Agora, durante as enchentes, a maior parte das mensagens buscam criar a percepção de que o Exército estaria fazendo poucos esforços para auxiliar as vítimas o ou que os resgates estariam acontecendo com atraso e lentidão. Tudo mentira.
Descontruindo peritos com base em mentiras
Da mesma forma que diz ter certeza de que há um movimento político orquestrado que, somado a interesses de monetização da tragédia, Uberdan afirma que a lógica da disseminação de mentiras nas redes segue um modelo internacional da extrema-direita. E, no Brasil a extrema-direita está representada pelo bolsonarismo e seus egressos.
Citando trabalhos da professora da Universidade Federal de Santa Catarina, Letícia Cesarino, Uberdan relata o esforço de desconstrução que a acadêmica chama de peritos.

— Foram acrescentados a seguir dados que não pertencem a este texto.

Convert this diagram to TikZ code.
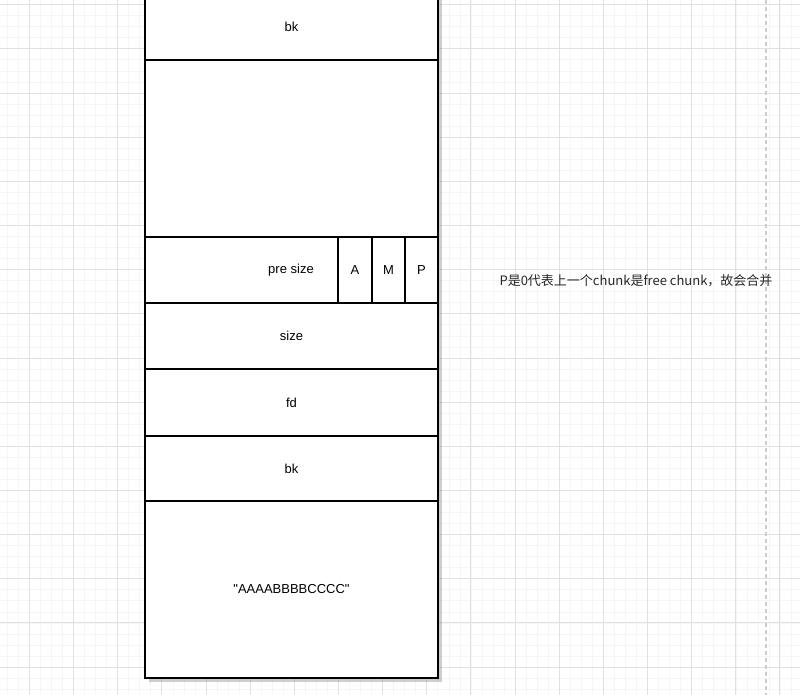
\documentclass[tikz,border=0pt]{standalone}
\usepackage{fontspec}
\setmainfont{Liberation Sans}
\newfontfamily\cjkFont{Noto Sans CJK SC}
\usetikzlibrary{positioning}
\definecolor{minorGridColor}{RGB}{245,245,245}
\definecolor{majorGridColor}{RGB}{225,225,225}
\definecolor{dashColor}{RGB}{205,205,205}
\tikzstyle{canvas} = [x = 1pt, y = -1pt]
\tikzstyle{rowStyle} = [draw=black, fill=white, line width=1.2pt, minimum width=293pt, inner sep=0pt, font=\fontsize{13}{15}\selectfont]
\tikzstyle{cellStyle} = [draw=black, fill=white, line width=1.2pt, minimum height=66pt, inner sep=0pt, font=\fontsize{13}{15}\selectfont]
\tikzstyle{plainText} = [inner sep=0pt, font=\fontsize{13}{15}\selectfont]
\tikzstyle{shadowStyle} = [fill=black!55, opacity=0.35]
\tikzstyle{noteText} = [font=\cjkFont\fontsize{13}{15}\selectfont, text=black!85]
\newcommand{\chunkRow}[4]{
  \pgfmathsetmacro{\rowHeight}{#3 - #2}
  \pgfmathsetmacro{\rowMid}{(#2 + #3) / 2}
  \node [rowStyle, minimum height=\rowHeight pt] (#1) at (291.5, \rowMid) {#4};
}
\newcommand{\flagCell}[4]{
  \pgfmathsetmacro{\cellWidth}{#3 - #2}
  \pgfmathsetmacro{\cellMid}{(#2 + #3) / 2}
  \node [cellStyle, minimum width=\cellWidth pt] (#1) at (\cellMid, 270) {#4};
}
\begin{document}
\begin{tikzpicture}[canvas]
  \useasboundingbox (0,0) rectangle (800,695);
  % background grid
  \foreach \gx in {7.3, 18.34, ..., 800} {
    \draw [minorGridColor, line width=0.8pt] (\gx, 0) -- (\gx, 695);
  }
  \foreach \gy in {4.7, 15.74, ..., 695} {
    \draw [minorGridColor, line width=0.8pt] (0, \gy) -- (800, \gy);
  }
  \foreach \gx in {29.3, 73.45, ..., 800} {
    \draw [majorGridColor, line width=0.8pt] (\gx, 0) -- (\gx, 695);
  }
  \foreach \gy in {4.7, 48.85, ..., 695} {
    \draw [majorGridColor, line width=0.8pt] (0, \gy) -- (800, \gy);
  }
  \draw [dashColor, line width=1.2pt, dash pattern=on 4pt off 3pt] (766, 0) -- (766, 695);

  % chunk column
  \fill [shadowStyle] (148.5, -10) rectangle (441.5, 681.5);
  \chunkRow{topBk}{-6}{60}{bk}
  \chunkRow{freeSpace}{60}{237}{}
  \chunkRow{preSize}{237}{303}{}
  \flagCell{flagA}{338}{372}{A}
  \flagCell{flagM}{372}{405}{M}
  \flagCell{flagP}{405}{438}{P}
  \node [plainText] (preSizeText) at (291, 270) {pre size};
  \chunkRow{sizeRow}{303}{369}{size}
  \chunkRow{fdRow}{369}{436}{fd}
  \chunkRow{bkRow}{436}{501}{bk}
  \chunkRow{dataRow}{501}{678}{\textquotedbl AAAABBBBCCCC\textquotedbl}

  % note
  \node [noteText] (note) at (636, 281) {P是0代表上一个chunk是free chunk，故会合并};
\end{tikzpicture}
\end{document}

Entre eles, jornalistas, cientistas, professores ou qualquer outro tipo de pessoa que possa falar com autoridade sobre um assunto – seja checando a veracidade de informações ou apresentando dados que refutem visões de mundo dos extremistas – são alvos de boataria e discursos de ódio.
“Se tu não confia no professor, não confia na ciência, não confia no jornalista, o que surge ali no grupo (WhatsApp, Telegram, redes sociais), se tiver, digamos, uma certa lógica, a tendência é de acreditar. Por que tu acredita em algo? Porque três amigos teus disseram, porque dois tios confirmaram, porque a tia falou que viu, porque o outro é irmão do não sei quem. Então, é mais ou menos essa a lógica, para toda a informação ser válida, inclusive a não verdadeira, ela precisa que todo mundo que possa verificar tenha perdido um pouco de autoridade”, conclui Uberdan.